I only earn about 600 euros a month as i work part time. I would really appreciate any help you could give me. I am also wondering why I havent received my NIF card...I still have a piece of paper with my number on it. I thought I should have a card now. And a health card? It´s so confusing! 

Thanks everyone, 

Vicki


----------



## notlongnow (May 21, 2009)

If you were working during 2011 you should have completed your tax return for that year. The deadline for online submission for self employed people is tomorrow!

If you haven't done this before you will need an accountant to help unless you speak good Portuguese and can work it out yourself. If you don't have a login for the financas website you could have a problem as the deadline for paper submissions was the end of last month.

I can't tell you how much tax you'll have to pay - not a huge amount, but you should perhaps worry more about not getting a return in on time and being fined.

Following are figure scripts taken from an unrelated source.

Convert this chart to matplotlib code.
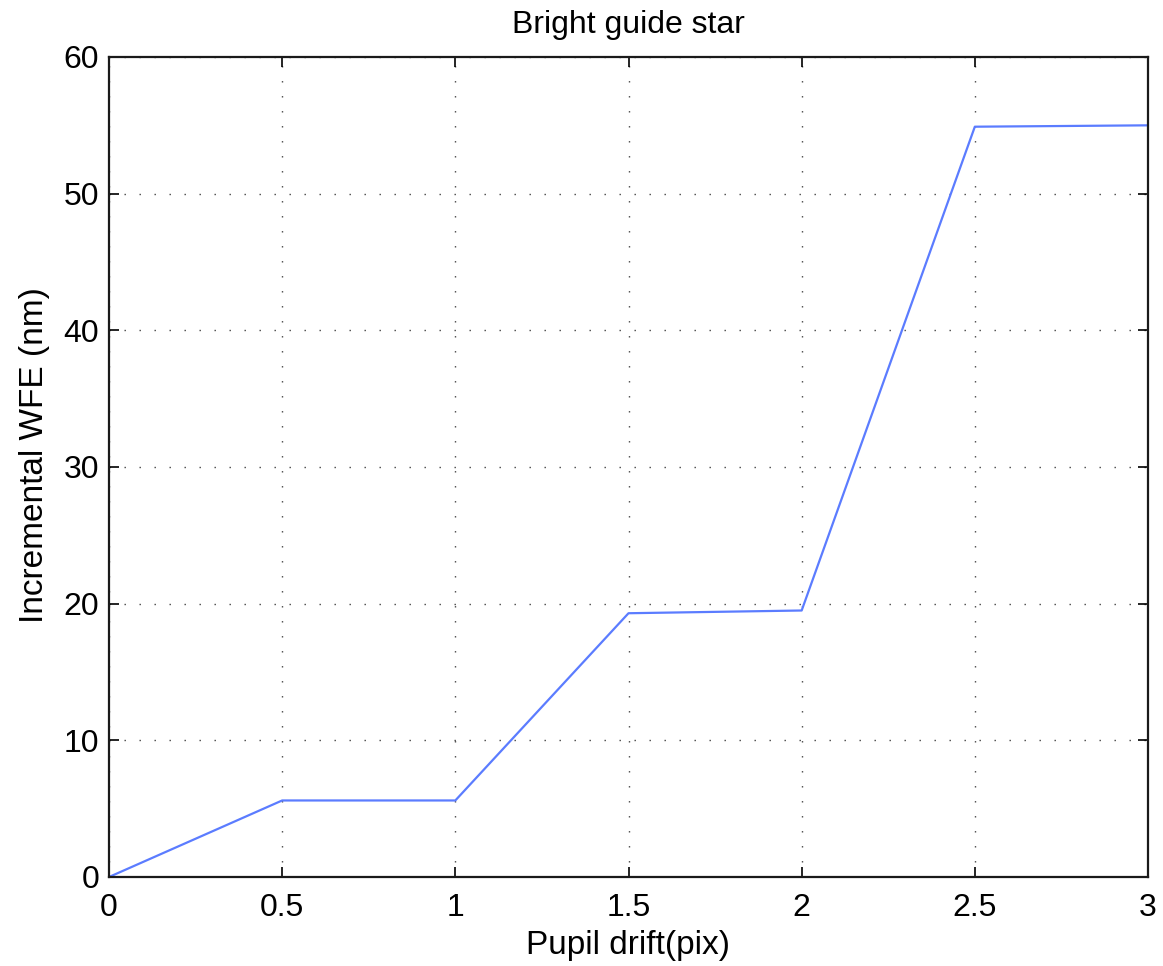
import matplotlib
matplotlib.use("Agg")
import matplotlib.pyplot as plt

# Incremental wavefront error versus pupil drift
pupil_drift = [0, 0.5, 1.0, 1.5, 2.0, 2.5, 3.0]
wfe_nm = [0.0, 5.6, 5.6, 19.3, 19.5, 54.9, 55.0]
x_ticks = [0, 0.5, 1, 1.5, 2, 2.5, 3]
x_tick_labels = ["0", "0.5", "1", "1.5", "2", "2.5", "3"]
y_ticks = [0, 10, 20, 30, 40, 50, 60]

plt.rcParams["font.family"] = ["Liberation Sans", "DejaVu Sans"]

fig = plt.figure(figsize=(11.63, 9.66), dpi=100)
ax = fig.add_axes([109 / 1163, 1 - 877 / 966, (1148 - 109) / 1163, (877 - 57) / 966])

ax.plot(pupil_drift, wfe_nm, color="#5b7cff", linewidth=1.6)

ax.set_xlim(0, 3)
ax.set_ylim(0, 60)
ax.set_xticks(x_ticks)
ax.set_xticklabels(x_tick_labels)
ax.set_yticks(y_ticks)

ax.grid(True, linestyle=(0, (1, 9.8)), color="#444444", linewidth=1.0)
ax.tick_params(direction="in", length=7, width=1.2, top=True, right=True,
               labelsize=23)
ax.tick_params(axis="x", pad=11.5)
ax.tick_params(axis="y", pad=7)
for spine in ax.spines.values():
    spine.set_linewidth(1.6)
    spine.set_color("#1a1a1a")

ax.set_xlabel("Pupil drift(pix)", fontsize=24, labelpad=5)
ax.set_ylabel("Incremental WFE (nm)", fontsize=24, labelpad=10)
ax.yaxis.label.set_y(0.515)
ax.set_title("Bright guide star", fontsize=23, pad=17)

fig.savefig("out.png", dpi=100)
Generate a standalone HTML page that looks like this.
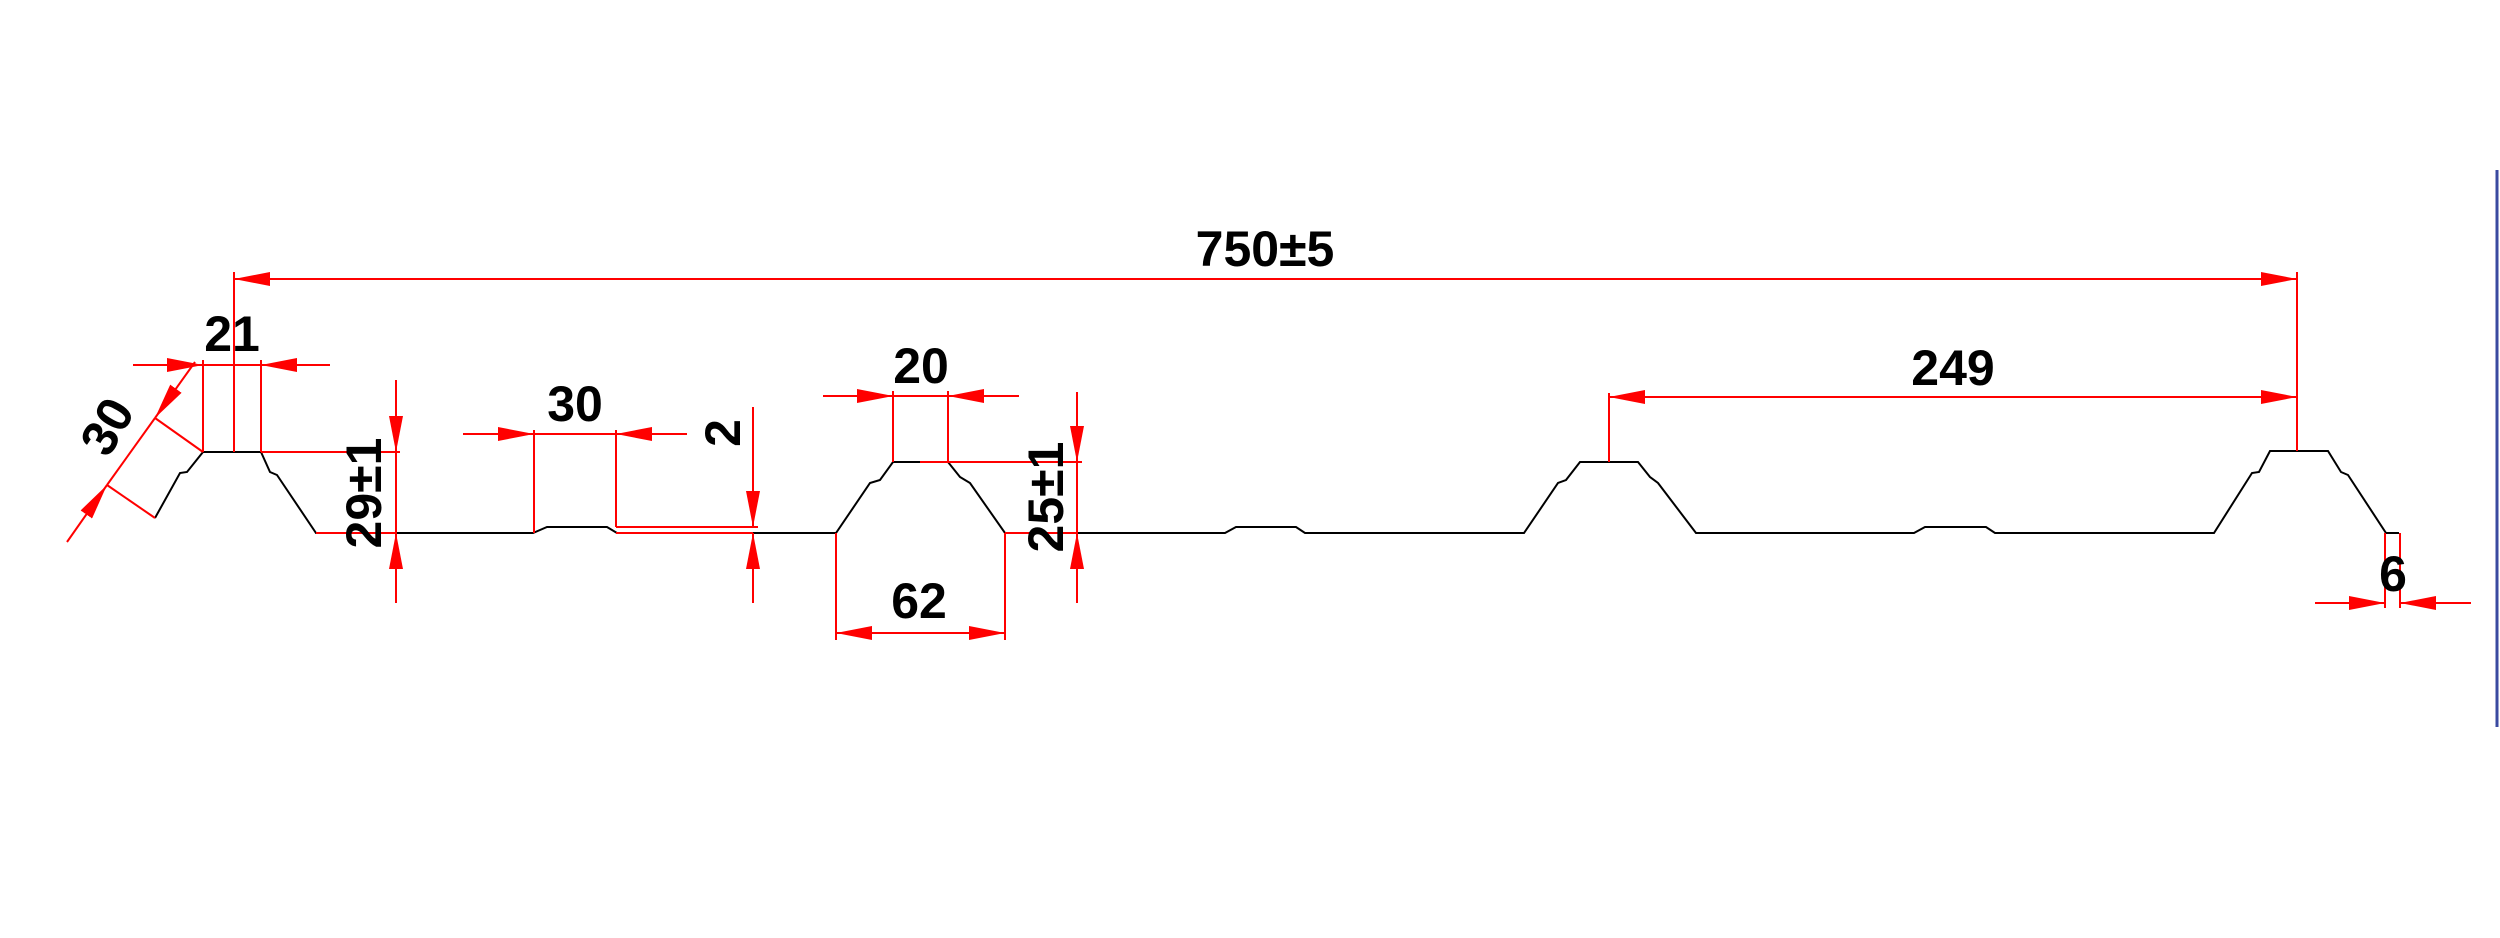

In terms of getting a medical card, you should have a social security number that you will have got shortly after you registered your self employed activity for green receipts, take that to the local centro do saude with your residency, fiscal number and every other piece of paper you could imagine and they should register you at the surgery. I was given an A4 piece of paper and not a card.

We never received a card for our fiscal number, we still use the A4 sheets the camara gave us.

Hope this helps.


----------



## notlongnow (May 21, 2009)

PS. You don't get a "tax free year" - you get a year during which you are exempt from social security. You still need to pay income tax.


----------



## notlongnow (May 21, 2009)

PPS. If you are invoicing a Portuguese company they may have been taking witholding tax directly from the green receipts (this will show as an amount listed next to "IRS : A taxa de 21.5%- arto 101.o, n.o1,do CIRS")

If this is the case, you may well have no tax to pay, but to the best of my knowledge, you still need to complete a return.


----------



## canoeman (Mar 3, 2011)

Health and Fiscal Cards no longer issued as Portuguese Nationals have an all in one card Citizen Card, keep the originals A4 sheet at home and use photocopies, soon get tatty.

As notlongnow says at the very least visit your financas office and explain no one had told you about return, if your lucky they'll give you a bit more time to get IRS Return in.

Re tax your supposed to deduct each month (if employer hasn't) and pay into your tax a/c any under or overpaying is sorted with your tax return, now they also like it done online.


----------